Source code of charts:

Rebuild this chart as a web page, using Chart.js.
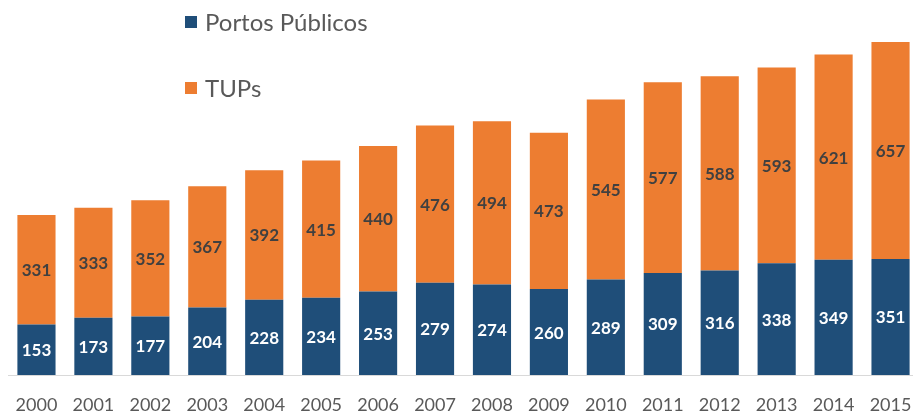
<!DOCTYPE html>
<html>
<head>
<meta charset="utf-8">
<script src="https://cdn.jsdelivr.net/npm/chart.js@4/dist/chart.umd.min.js"></script>
<style>
  html, body { margin: 0; padding: 0; background: #fff; overflow: hidden; }
  #wrap { width: 930px; height: 413px; }
</style>
</head>
<body>
<div id="wrap"><canvas id="portChart" width="930" height="413"></canvas></div>
<script>
// dados do gráfico
const anos = ['2000', '2001', '2002', '2003', '2004', '2005', '2006', '2007',
  '2008', '2009', '2010', '2011', '2012', '2013', '2014', '2015'];
const portosPublicos = [153, 173, 177, 204, 228, 234, 253, 279, 274, 260, 289, 309, 316, 338, 349, 351];
const tups = [331, 333, 352, 367, 392, 415, 440, 476, 494, 473, 545, 577, 588, 593, 621, 657];

const AZUL = '#1F4E79';
const LARANJA = '#ED7D31';
const FONTE = 'Lato, "Open Sans", sans-serif';

// rótulos de valor dentro das barras
const rotulosPlugin = {
  id: 'rotulos',
  afterDatasetsDraw(chart) {
    const ctx = chart.ctx;
    ctx.save();
    ctx.font = 'bold 17px ' + FONTE;
    ctx.textAlign = 'center';
    ctx.textBaseline = 'middle';
    chart.data.datasets.forEach((ds, i) => {
      const meta = chart.getDatasetMeta(i);
      ctx.fillStyle = i === 0 ? '#FFFFFF' : '#404040';
      meta.data.forEach((bar, j) => {
        const y = (bar.y + bar.base) / 2 + 1;
        ctx.fillText(String(ds.data[j]), bar.x, y);
      });
    });
    ctx.restore();
  }
};

// legenda vertical no topo
const legendaPlugin = {
  id: 'legendaVertical',
  afterDraw(chart) {
    const ctx = chart.ctx;
    ctx.save();
    ctx.font = '24px ' + FONTE;
    ctx.textBaseline = 'middle';
    const linhas = [22, 88];
    chart.data.datasets.forEach((ds, i) => {
      ctx.fillStyle = ds.backgroundColor;
      ctx.fillRect(185, linhas[i] - 6, 12, 12);
      ctx.fillStyle = '#595959';
      ctx.fillText(ds.label, 205, linhas[i] + 1);
    });
    ctx.restore();
  }
};

new Chart(document.getElementById('portChart'), {
  type: 'bar',
  data: {
    labels: anos,
    datasets: [
      {
        label: 'Portos Públicos',
        data: portosPublicos,
        backgroundColor: AZUL,
        barPercentage: 0.67,
        categoryPercentage: 1
      },
      {
        label: 'TUPs',
        data: tups,
        backgroundColor: LARANJA,
        barPercentage: 0.67,
        categoryPercentage: 1
      }
    ]
  },
  options: {
    responsive: false,
    animation: false,
    layout: { padding: { left: 8, right: 11, top: 0, bottom: 0 } },
    plugins: {
      legend: { display: false },
      tooltip: { enabled: false }
    },
    scales: {
      x: {
        stacked: true,
        grid: { display: false },
        border: { display: true, color: '#D9D9D9', width: 1 },
        ticks: {
          color: '#595959',
          font: { family: FONTE, size: 18 },
          padding: 11,
          maxRotation: 0,
          autoSkip: false
        },
        afterFit(scale) { scale.height = 38; }
      },
      y: {
        stacked: true,
        display: false,
        min: 0,
        max: 1135
      }
    }
  },
  plugins: [rotulosPlugin, legendaPlugin]
});
</script>
</body>
</html>
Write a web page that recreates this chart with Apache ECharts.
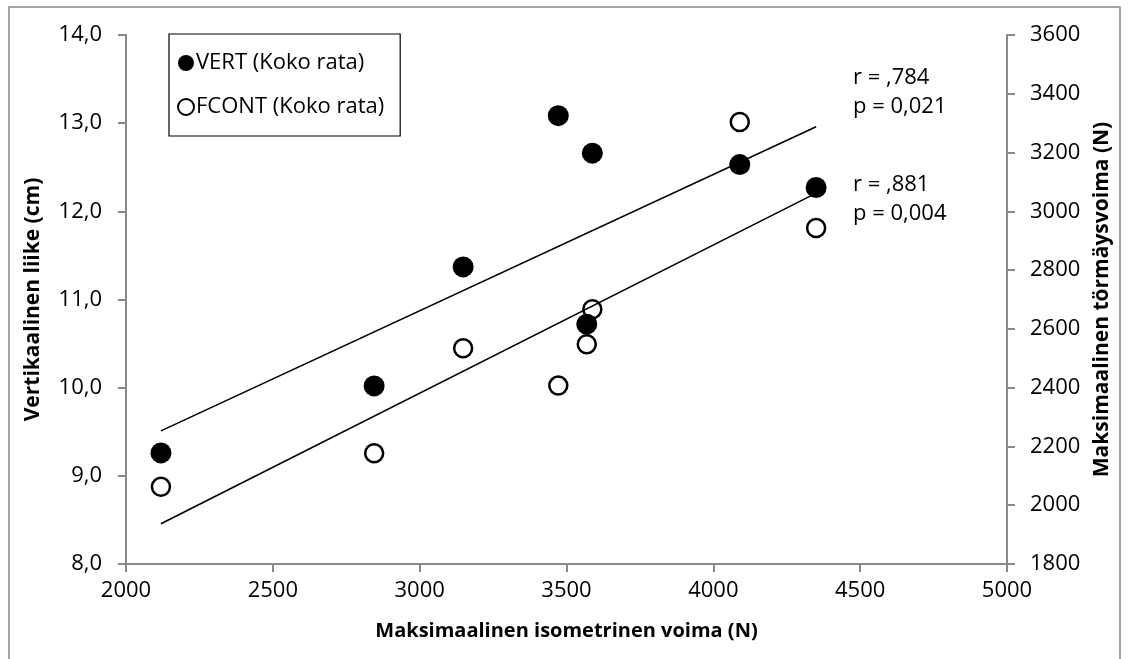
<!DOCTYPE html>
<html>
<head>
<meta charset="utf-8">
<script src="https://cdn.jsdelivr.net/npm/echarts@6/dist/echarts.min.js"></script>
<style>
html,body{margin:0;padding:0;background:#fff;}
#chart{width:1128px;height:659px;}
</style>
</head>
<body>
<div id="chart"></div>
<script>
// ---- data ----
const xForce = [2119, 2845, 3148, 3472, 3569, 3588, 4090, 4350];
const vertValues = [9.26, 10.02, 11.37, 13.085, 10.72, 12.66, 12.53, 12.27];
const fcontValues = [2063, 2177, 2534, 2407, 2548, 2667, 3304, 2943];
const trendX = [2119, 4350];
const vertTrendY = [9.51, 12.96];
const fcontTrendY = [1937, 3062];
const seriesNames = ['VERT (Koko rata)', 'FCONT (Koko rata)'];
const xAxisTitle = 'Maksimaalinen isometrinen voima (N)';
const leftAxisTitle = 'Vertikaalinen liike (cm)';
const rightAxisTitle = 'Maksimaalinen törmäysvoima (N)';
const vertStats = ['r = ,784', 'p = 0,021'];
const fcontStats = ['r = ,881', 'p = 0,004'];

const pairs = (xs, ys) => xs.map((x, i) => [x, ys[i]]);
const FONT = '"Open Sans", sans-serif';
const axisGray = '#898989';

const chart = echarts.init(document.getElementById('chart'), null, {renderer: 'canvas'});
chart.setOption({
  animation: false,
  backgroundColor: '#ffffff',
  textStyle: {fontFamily: FONT, color: '#000'},
  grid: {left: 126, right: 121, top: 35, bottom: 95, containLabel: false},
  legend: {
    orient: 'vertical',
    left: 169, top: 34,
    padding: [18, 16, 18, 8],
    itemGap: 22,
    itemWidth: 16, itemHeight: 16,
    borderColor: '#000', borderWidth: 1.2,
    backgroundColor: '#fff',
    data: [
      {name: seriesNames[0], icon: 'circle', itemStyle: {color: '#000', borderWidth: 0}},
      {name: seriesNames[1], icon: 'circle', itemStyle: {color: '#fff', borderColor: '#000', borderWidth: 2}}
    ],
    textStyle: {fontFamily: FONT, fontSize: 22, color: '#000', padding: [0, 0, 0, -3]}
  },
  xAxis: {
    type: 'value', min: 2000, max: 5000, interval: 500,
    name: xAxisTitle, nameLocation: 'middle', nameGap: 57,
    nameTextStyle: {fontFamily: FONT, fontSize: 20, fontWeight: 'bold', color: '#000'},
    axisLine: {show: true, onZero: false, lineStyle: {color: axisGray, width: 2}},
    axisTick: {show: true, inside: false, length: 8, lineStyle: {color: axisGray, width: 2}},
    axisLabel: {fontFamily: FONT, fontSize: 22, color: '#000', margin: 16,
      formatter: v => String(v)},
    splitLine: {show: false}
  },
  yAxis: [
    {
      type: 'value', position: 'left', min: 8, max: 14, interval: 1,
      name: leftAxisTitle, nameLocation: 'middle', nameGap: 82,
      nameTextStyle: {fontFamily: FONT, fontSize: 21, fontWeight: 'bold', color: '#000'},
      axisLine: {show: true, onZero: false, lineStyle: {color: axisGray, width: 2}},
      axisTick: {show: true, inside: false, length: 8, lineStyle: {color: axisGray, width: 2}},
      axisLabel: {fontFamily: FONT, fontSize: 22, color: '#000', margin: 24,
        formatter: v => v.toFixed(1).replace('.', ',')},
      splitLine: {show: false}
    },
    {
      type: 'value', position: 'right', min: 1800, max: 3600, interval: 200,
      name: rightAxisTitle, nameLocation: 'middle', nameGap: 84,
      nameTextStyle: {fontFamily: FONT, fontSize: 21, fontWeight: 'bold', color: '#000'},
      axisLine: {show: true, onZero: false, lineStyle: {color: axisGray, width: 2}},
      axisTick: {show: true, inside: false, length: 8, lineStyle: {color: axisGray, width: 2}},
      axisLabel: {fontFamily: FONT, fontSize: 22, color: '#000', margin: 23,
        formatter: v => String(v)},
      splitLine: {show: false}
    }
  ],
  graphic: [
    {type: 'rect', z: -10, silent: true,
     shape: {x: 9, y: 7, width: 1111, height: 700},
     style: {fill: 'none', stroke: '#888888', lineWidth: 1.5}},
    {type: 'text', x: 853, y: 63, z: 10,
     style: {text: vertStats.join('\n'), fontFamily: FONT, fontSize: 22, lineHeight: 29, fill: '#000'}},
    {type: 'text', x: 853, y: 170, z: 10,
     style: {text: fcontStats.join('\n'), fontFamily: FONT, fontSize: 22, lineHeight: 29, fill: '#000'}}
  ],
  series: [
    {
      name: seriesNames[1], type: 'scatter', yAxisIndex: 1,
      symbol: 'circle', symbolSize: 18,
      itemStyle: {color: '#fff', borderColor: '#000', borderWidth: 2.5, opacity: 1},
      data: pairs(xForce, fcontValues), z: 2
    },
    {
      name: seriesNames[0], type: 'scatter', yAxisIndex: 0,
      symbol: 'circle', symbolSize: 21,
      itemStyle: {color: '#000', opacity: 1},
      data: pairs(xForce, vertValues), z: 3
    },
    {
      name: 'VERT trend', type: 'line', yAxisIndex: 0, showSymbol: false, symbol: 'none',
      lineStyle: {color: '#000', width: 1.6}, data: pairs(trendX, vertTrendY), z: 4, silent: true
    },
    {
      name: 'FCONT trend', type: 'line', yAxisIndex: 1, showSymbol: false, symbol: 'none',
      lineStyle: {color: '#000', width: 1.6}, data: pairs(trendX, fcontTrendY), z: 4, silent: true
    }
  ]
});
</script>
</body>
</html>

> [What the exercise asks] Reproduce the data above word for word from its first line through the line that holds "593, 621, 657];", both ends included; skip pictures.

> [Exercise response]
Rebuild this chart as a web page, using Chart.js.
<!DOCTYPE html>
<html>
<head>
<meta charset="utf-8">
<script src="https://cdn.jsdelivr.net/npm/chart.js@4/dist/chart.umd.min.js"></script>
<style>
  html, body { margin: 0; padding: 0; background: #fff; overflow: hidden; }
  #wrap { width: 930px; height: 413px; }
</style>
</head>
<body>
<div id="wrap"><canvas id="portChart" width="930" height="413"></canvas></div>
<script>
// dados do gráfico
const anos = ['2000', '2001', '2002', '2003', '2004', '2005', '2006', '2007',
  '2008', '2009', '2010', '2011', '2012', '2013', '2014', '2015'];
const portosPublicos = [153, 173, 177, 204, 228, 234, 253, 279, 274, 260, 289, 309, 316, 338, 349, 351];
const tups = [331, 333, 352, 367, 392, 415, 440, 476, 494, 473, 545, 577, 588, 593, 621, 657];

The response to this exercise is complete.